* TO BE DONE *
Give again, verbatim, the lines between the line that contains "Output the Python" and the line that contains "import seaborn as sns", counting both ends. Pictures are excluded from the copy.

* MATERIAL *
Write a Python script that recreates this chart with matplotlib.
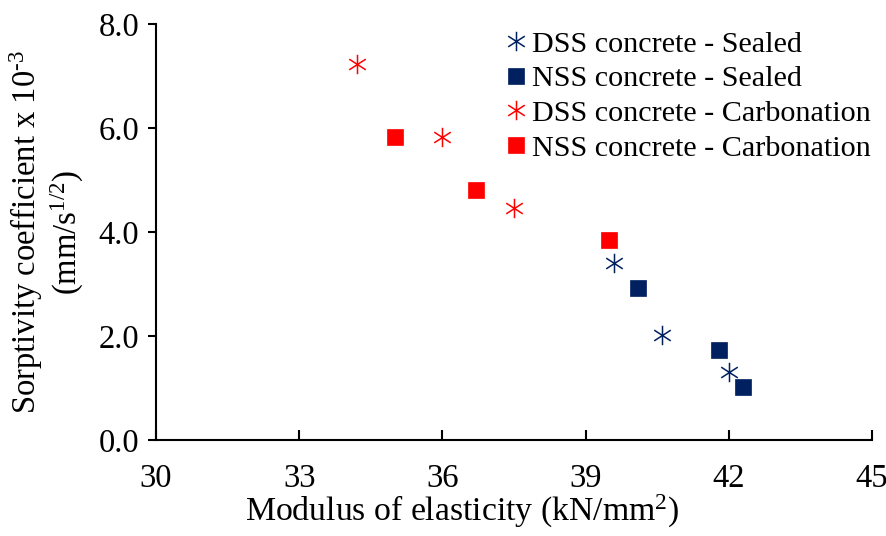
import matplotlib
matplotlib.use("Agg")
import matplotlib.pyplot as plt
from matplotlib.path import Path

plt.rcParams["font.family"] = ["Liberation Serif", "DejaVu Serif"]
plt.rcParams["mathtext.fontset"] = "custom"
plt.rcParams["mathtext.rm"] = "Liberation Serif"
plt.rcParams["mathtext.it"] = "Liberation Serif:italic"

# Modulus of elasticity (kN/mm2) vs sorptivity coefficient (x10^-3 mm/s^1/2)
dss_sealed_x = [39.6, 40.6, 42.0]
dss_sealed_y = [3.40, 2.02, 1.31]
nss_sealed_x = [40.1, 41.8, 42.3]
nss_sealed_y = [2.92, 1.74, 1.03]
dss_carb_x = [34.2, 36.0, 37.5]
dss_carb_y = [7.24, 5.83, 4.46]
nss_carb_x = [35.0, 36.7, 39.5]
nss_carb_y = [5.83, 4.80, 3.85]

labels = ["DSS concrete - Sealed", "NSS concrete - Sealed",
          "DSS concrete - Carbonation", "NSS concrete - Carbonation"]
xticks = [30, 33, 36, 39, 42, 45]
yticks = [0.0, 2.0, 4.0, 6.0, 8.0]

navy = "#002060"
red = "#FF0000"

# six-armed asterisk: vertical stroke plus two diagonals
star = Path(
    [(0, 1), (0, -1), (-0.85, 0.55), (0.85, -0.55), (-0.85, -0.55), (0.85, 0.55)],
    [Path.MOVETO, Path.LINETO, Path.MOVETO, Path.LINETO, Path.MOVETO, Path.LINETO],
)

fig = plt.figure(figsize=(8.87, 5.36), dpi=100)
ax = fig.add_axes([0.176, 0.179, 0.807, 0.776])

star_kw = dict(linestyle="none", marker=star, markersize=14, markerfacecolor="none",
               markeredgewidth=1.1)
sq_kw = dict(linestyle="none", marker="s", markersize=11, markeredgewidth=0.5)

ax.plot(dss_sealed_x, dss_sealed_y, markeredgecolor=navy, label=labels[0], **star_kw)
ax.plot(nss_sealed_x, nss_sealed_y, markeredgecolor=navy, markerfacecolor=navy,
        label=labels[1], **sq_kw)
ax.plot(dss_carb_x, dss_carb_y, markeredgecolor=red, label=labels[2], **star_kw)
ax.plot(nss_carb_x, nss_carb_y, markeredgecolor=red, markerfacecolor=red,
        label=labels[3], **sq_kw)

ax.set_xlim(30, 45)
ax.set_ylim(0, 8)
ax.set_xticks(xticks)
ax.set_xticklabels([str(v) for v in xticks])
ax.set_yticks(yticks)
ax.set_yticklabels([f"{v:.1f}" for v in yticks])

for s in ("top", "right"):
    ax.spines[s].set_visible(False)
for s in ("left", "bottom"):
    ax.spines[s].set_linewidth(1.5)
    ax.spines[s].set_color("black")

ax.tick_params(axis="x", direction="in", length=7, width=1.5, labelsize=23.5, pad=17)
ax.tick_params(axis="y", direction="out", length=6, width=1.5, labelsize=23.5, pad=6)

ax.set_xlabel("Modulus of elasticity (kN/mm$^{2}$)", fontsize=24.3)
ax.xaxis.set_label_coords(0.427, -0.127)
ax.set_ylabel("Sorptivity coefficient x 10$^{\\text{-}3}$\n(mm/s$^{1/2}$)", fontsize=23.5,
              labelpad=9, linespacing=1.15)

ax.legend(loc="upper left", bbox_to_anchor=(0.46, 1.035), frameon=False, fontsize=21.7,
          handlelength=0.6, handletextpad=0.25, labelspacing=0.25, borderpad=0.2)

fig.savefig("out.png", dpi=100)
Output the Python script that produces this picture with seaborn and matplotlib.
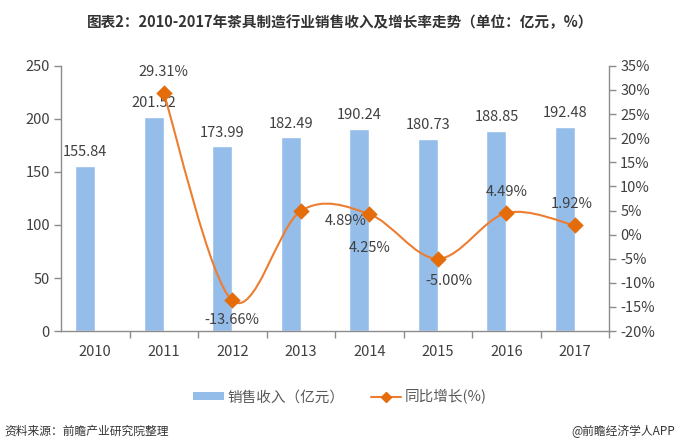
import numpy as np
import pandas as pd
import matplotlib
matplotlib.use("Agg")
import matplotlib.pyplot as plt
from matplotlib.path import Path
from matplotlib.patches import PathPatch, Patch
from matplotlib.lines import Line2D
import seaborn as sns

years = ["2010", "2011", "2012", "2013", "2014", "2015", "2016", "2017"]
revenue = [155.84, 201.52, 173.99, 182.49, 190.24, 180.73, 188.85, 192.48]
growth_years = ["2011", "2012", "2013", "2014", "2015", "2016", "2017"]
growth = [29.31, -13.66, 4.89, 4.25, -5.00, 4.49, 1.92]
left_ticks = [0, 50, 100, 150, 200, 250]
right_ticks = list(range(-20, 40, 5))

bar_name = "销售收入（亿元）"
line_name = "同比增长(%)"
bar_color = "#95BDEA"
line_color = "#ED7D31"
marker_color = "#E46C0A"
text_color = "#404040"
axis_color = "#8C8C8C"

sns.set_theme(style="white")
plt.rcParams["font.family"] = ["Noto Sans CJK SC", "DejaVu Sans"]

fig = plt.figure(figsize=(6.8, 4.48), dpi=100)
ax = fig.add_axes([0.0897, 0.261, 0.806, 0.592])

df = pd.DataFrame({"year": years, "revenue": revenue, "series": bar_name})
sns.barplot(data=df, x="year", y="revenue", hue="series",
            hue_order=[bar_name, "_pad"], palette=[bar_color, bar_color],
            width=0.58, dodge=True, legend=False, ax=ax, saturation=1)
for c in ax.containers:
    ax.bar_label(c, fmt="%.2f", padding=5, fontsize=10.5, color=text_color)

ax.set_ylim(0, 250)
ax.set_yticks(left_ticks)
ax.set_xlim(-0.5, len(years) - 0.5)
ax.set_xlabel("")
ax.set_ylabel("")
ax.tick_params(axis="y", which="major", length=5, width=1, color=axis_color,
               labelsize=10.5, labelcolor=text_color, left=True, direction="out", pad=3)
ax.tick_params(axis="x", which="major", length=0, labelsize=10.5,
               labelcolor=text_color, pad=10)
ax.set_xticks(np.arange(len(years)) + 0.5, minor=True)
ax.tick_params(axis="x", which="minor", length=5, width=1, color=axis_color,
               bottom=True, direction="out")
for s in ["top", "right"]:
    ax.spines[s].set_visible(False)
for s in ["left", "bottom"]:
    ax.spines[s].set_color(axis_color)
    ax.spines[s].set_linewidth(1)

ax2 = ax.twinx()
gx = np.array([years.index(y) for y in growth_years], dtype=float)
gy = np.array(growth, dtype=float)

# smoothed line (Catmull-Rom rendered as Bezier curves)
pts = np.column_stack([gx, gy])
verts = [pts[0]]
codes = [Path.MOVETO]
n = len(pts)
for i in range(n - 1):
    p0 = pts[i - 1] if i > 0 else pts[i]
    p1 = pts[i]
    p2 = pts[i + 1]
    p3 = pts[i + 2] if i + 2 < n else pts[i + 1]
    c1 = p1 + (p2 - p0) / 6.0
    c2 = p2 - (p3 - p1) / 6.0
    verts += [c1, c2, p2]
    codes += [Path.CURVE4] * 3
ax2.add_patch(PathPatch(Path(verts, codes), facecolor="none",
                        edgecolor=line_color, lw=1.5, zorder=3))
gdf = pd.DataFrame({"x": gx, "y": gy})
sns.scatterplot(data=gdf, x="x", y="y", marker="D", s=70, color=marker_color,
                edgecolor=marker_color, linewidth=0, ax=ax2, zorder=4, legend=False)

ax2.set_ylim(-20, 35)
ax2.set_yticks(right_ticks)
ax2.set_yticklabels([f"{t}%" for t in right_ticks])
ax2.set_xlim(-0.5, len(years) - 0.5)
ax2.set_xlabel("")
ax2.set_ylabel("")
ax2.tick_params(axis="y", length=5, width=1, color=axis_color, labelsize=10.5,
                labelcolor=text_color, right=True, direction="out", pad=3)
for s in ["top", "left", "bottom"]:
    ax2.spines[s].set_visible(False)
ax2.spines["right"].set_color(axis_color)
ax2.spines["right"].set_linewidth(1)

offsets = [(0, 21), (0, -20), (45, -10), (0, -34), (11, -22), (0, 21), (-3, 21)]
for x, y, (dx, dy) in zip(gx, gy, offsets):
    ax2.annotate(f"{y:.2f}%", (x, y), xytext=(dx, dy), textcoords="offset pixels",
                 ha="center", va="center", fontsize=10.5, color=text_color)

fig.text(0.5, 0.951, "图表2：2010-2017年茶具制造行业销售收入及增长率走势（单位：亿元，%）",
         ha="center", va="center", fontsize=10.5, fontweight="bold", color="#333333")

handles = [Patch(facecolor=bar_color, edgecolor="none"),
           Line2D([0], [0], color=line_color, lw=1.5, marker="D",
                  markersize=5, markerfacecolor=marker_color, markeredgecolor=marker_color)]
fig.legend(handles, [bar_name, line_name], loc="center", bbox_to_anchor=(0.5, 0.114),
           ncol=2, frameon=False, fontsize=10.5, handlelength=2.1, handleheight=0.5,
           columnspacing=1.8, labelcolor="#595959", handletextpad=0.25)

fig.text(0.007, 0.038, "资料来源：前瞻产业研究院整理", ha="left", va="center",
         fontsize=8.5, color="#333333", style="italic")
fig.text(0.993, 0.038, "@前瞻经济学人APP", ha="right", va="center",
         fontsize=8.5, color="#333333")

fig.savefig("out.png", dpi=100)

* OUTPUT FOR THIS TASK *
Output the Python script that produces this picture with seaborn and matplotlib.
import numpy as np
import pandas as pd
import matplotlib
matplotlib.use("Agg")
import matplotlib.pyplot as plt
from matplotlib.path import Path
from matplotlib.patches import PathPatch, Patch
from matplotlib.lines import Line2D
import seaborn as sns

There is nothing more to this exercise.